Sometimes this is whimsical—many of the works depict familiar scenes of fairy-tales and mythology, re-imagined through FAILE’s system of juxtaposition and inversion. At other times—in the case of magazine-style centerfolds of tricked-out seventies muscle cars—FAILE invoke the near-talismanic objects of adolescent desire. Like the pop-artists that once inspired them, with Fuel, Fantasy, Freedom, FAILE zero-in on an icon of North American freedom during the 20th century, and the rich graphic culture that surrounded it, from uniforms and decals to posters and glossy magazines.

Formally, Fuel, Fantasy, Freedom is both an evolution and a departure from recent sculptural forms and assemblages with wood. Painting has long been at the core of FAILE’s practice, and here they take inspiration from the openness and simplicity of children’s drawings, emphasizing simplified but vibrant colors that underlie their screen-printing. While such an approach was pioneered by the Blue Rider Expressionists and Andy Warhol alike, FAILE’s work on paper adds a delicacy and chromatic intensity to this lineage. Of course, FAILE is well known for reinventing entire genres using their own rogues gallery of characters and typographies, and in Fuel, Fantasy, Freedom, they take on the graphic landscape of the racing world, envisioning “customized” new cars and presenting their logos as most teenagers would have seen them—sexy spreads attached to garage walls, or collectable patches to be sewn to jackets or driver’s gear.

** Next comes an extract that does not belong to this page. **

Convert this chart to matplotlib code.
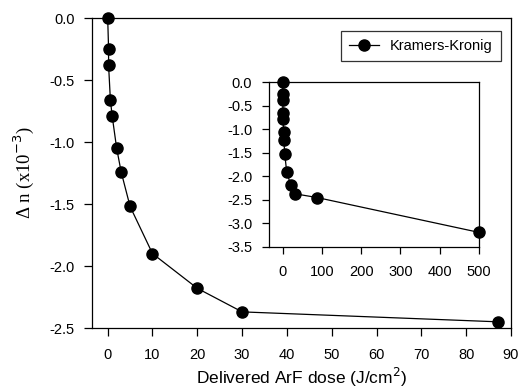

Taken together, Fuel, Fantasy, Freedom’s works on wood, paper, and fabric are some of FAILE’s most personal to date, reflecting on multiple generations of family while creating an uncanny space of innocence and desire, and reveling in the freedom of the studio and the open road.


05/18/2014
Upcoming Show at Summerhall Museum

FAILE
Vestiage Board Paintings
Summerhall Musuem
August 1st - September 26th 2014

FAILE & BAST Deluxx Fluxx Arcade Edinburgh
Summerhall Musuem
August 1st - September 26th 2014

Beginning August 2nd, FAILE will present two exhibitions at Summerhall during the Edinburgh Art Festival.

The first, a new body of process based paintings titled Vestige Boards which explore the detritus of image and language through act of making art.

The second, a collaboration titled the FAILE & BAST Deluxx Fluxx Arcade. The fourth installment of the fully immersive show, pays homage to the 1980’s arcade experience through specially created video games, pinball machines and psychedelic foosball. The aim, to make art less sterile, more fun and accessible to a broader audience, creating a space that is “a magical wonderland of weirdness and art.” Harkening back to the golden age of arcade games, contemporary punk rock and graffiti culture, this neon-laden, interactive and DIY-feeling installation takes the form of a classic video arcade.